Famous literary agent Bill Clegg’s looks and career could have been described by one word: flawless—until he got addicted to crack. In his second memoir, he makes his way out of the abyss.
Bill Clegg looks like he should be in charge of something. And he was—he quickly rose to the top of the book-publishing industry and founded the literary agency Burnes & Clegg. Then he became addicted to crack, a decadent fall told in 2010’s Portrait of an Addict as a Young Man. His new memoir, Ninety Days: A Memoir of Recovery, picks up where it left off, as Clegg sets himself the goal of remaining sober and swearing off sex with anonymous men for three months. He tells the story in plain, innocence-drenched sentences that bring to mind the wonderful Edmund White, as if to adorn the events would be dishonest. The short paragraphs are separated by extra-long gaps—he’s pausing to regroup, taking one step at a time. It is a bedtime story for adults, filled with first names only—Jack and Polly, Jane and Jean, Asa and Madge, Luke and Annie. A soothing and intimate book, and we hope Clegg has found peace at last.

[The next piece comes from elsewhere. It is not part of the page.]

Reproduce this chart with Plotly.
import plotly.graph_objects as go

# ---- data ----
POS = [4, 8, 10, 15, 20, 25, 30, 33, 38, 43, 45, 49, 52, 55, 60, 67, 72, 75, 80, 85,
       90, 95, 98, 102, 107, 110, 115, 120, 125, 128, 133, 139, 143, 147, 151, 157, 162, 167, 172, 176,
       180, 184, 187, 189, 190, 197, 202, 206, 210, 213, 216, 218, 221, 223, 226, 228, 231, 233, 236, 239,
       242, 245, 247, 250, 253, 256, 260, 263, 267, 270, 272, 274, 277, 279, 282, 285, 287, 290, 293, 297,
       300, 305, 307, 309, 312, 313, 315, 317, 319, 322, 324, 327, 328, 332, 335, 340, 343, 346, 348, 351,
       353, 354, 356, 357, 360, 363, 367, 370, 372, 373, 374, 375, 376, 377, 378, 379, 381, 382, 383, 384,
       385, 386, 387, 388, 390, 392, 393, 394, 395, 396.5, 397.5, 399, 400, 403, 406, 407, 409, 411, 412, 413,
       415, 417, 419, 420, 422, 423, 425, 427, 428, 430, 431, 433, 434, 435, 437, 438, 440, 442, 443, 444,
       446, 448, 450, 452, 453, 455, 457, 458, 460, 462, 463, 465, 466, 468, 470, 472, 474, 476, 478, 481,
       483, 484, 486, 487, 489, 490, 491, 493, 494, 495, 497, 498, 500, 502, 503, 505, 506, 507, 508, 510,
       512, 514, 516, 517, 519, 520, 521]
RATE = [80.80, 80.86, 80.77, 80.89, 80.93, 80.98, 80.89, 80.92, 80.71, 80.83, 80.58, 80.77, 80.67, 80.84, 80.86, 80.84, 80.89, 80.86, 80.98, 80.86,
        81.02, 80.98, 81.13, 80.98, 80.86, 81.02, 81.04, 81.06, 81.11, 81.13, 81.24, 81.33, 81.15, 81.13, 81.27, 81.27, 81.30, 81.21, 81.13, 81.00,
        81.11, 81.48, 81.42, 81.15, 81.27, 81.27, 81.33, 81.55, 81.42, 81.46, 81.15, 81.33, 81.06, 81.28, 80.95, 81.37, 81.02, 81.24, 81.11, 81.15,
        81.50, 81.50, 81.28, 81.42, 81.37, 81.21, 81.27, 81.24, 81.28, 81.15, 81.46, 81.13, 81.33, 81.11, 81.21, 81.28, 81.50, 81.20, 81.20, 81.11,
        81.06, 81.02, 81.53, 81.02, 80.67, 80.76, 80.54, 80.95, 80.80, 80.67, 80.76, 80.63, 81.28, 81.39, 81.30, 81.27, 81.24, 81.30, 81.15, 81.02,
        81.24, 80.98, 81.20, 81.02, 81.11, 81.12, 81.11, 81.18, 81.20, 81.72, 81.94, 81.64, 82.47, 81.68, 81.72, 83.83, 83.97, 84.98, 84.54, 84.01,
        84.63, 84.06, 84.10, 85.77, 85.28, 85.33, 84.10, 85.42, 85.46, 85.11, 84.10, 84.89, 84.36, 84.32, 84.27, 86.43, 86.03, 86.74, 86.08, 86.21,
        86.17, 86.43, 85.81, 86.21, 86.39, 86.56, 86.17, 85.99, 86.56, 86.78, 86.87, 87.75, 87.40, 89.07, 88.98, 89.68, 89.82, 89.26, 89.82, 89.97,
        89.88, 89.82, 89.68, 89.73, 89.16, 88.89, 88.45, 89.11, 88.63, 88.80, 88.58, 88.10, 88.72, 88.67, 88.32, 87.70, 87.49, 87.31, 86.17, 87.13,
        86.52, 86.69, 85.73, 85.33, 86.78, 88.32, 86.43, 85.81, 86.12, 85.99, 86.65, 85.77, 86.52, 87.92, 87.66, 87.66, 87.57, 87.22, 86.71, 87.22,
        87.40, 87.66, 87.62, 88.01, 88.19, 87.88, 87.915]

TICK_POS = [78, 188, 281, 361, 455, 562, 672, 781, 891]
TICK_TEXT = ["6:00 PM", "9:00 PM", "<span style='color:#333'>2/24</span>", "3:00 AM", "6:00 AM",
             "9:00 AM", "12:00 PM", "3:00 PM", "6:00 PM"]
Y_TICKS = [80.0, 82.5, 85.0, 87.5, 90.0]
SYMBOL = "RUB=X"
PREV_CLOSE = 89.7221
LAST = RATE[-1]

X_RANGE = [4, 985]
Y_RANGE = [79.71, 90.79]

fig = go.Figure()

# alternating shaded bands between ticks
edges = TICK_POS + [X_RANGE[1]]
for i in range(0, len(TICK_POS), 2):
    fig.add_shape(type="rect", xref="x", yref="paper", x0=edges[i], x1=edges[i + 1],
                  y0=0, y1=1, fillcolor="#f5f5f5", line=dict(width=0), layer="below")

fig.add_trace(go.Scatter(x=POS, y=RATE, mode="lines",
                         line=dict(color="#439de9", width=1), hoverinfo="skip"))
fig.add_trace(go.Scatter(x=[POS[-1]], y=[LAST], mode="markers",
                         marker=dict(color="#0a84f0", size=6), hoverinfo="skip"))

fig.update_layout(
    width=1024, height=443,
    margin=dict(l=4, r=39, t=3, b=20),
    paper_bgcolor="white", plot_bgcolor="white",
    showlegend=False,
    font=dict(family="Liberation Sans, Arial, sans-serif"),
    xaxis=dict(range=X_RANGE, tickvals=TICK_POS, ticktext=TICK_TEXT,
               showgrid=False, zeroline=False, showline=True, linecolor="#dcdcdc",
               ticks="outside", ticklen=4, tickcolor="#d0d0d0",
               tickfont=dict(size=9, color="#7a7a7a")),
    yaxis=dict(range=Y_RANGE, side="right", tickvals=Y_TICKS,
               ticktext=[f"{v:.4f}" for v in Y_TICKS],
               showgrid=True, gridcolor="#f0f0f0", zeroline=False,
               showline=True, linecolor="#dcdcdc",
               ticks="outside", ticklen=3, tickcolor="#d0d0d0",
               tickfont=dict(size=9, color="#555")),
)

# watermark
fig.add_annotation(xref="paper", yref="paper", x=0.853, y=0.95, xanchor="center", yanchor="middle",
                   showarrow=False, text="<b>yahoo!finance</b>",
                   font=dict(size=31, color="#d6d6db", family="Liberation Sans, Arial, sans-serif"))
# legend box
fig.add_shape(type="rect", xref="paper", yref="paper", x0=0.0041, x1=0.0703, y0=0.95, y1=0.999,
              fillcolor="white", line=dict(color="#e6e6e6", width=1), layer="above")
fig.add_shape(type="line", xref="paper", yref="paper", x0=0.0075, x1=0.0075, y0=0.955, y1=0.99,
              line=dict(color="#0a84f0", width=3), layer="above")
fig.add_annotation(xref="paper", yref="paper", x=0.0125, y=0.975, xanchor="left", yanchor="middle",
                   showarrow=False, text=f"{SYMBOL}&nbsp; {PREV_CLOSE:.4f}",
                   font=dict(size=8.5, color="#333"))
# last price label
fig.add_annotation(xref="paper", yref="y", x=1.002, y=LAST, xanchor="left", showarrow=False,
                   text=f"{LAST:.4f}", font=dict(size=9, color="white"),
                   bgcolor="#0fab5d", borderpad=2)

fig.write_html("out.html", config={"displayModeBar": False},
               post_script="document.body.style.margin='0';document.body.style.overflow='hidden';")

Anne Tyler, the Pulitzer-winning matron of sympathy, demonstrates once again the beauty of understated plenitude with a story of a husband who goes on seeing his dead wife.

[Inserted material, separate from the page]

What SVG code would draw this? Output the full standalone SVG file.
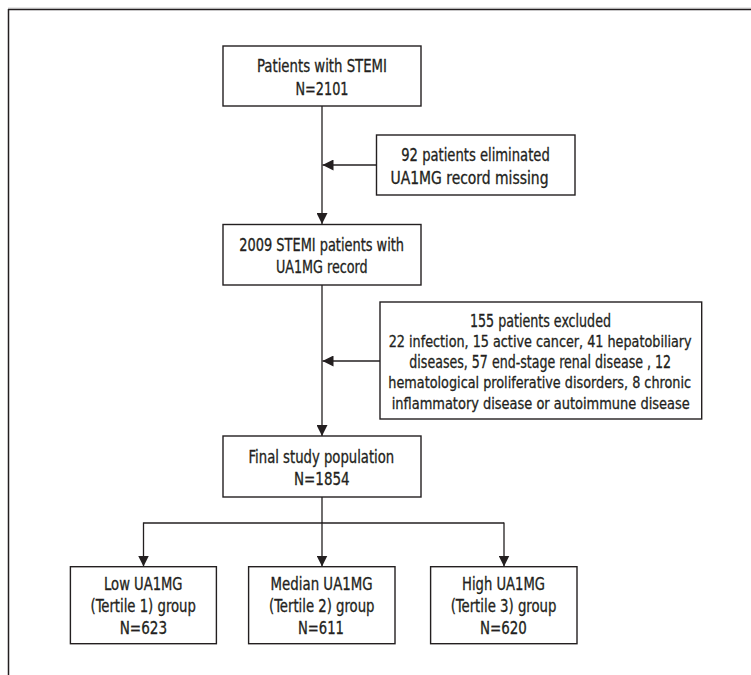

Airy. Anne Tyler, whatever else she has done in her 19 novels, is a master of space, a writer who leaves you room to feel, the opposite of the hysterical maximalists. She tells the love story of Aaron, a middle-aged man, and his wife, Dorothy, only that Dorothy is dead, killed by a fallen tree. That doesn’t stop Aaron from continuing to see her. “I was rinsing vegetables for my supper, and I turned from the sink to reach for a towel, and I saw Dorothy.” They have conversations. They take walks. They love each other. And why not? This is not Patrick Swayze and Demi Moore, and the muted tones are very deliberate. Tyler is one of the least physical, crying-out-for-attention novelists America has ever produced, and her novels, always remarkable, envelop you without ever squeezing hard—they leave an impression but not a bruise. Sometimes you want her to push harder, to knock you out with something essential and impossible to ignore, but she is too fine to oblige. She is comfortable in her semi-suburban, semi-elegiac, semi-Southern limbo, so why budge? Take Aaron and Dorothy. The space between them is vast and multidimensional, but at the same time they are closer than most souls. Aaron has absorbed Dorothy and will never let go. Why would he?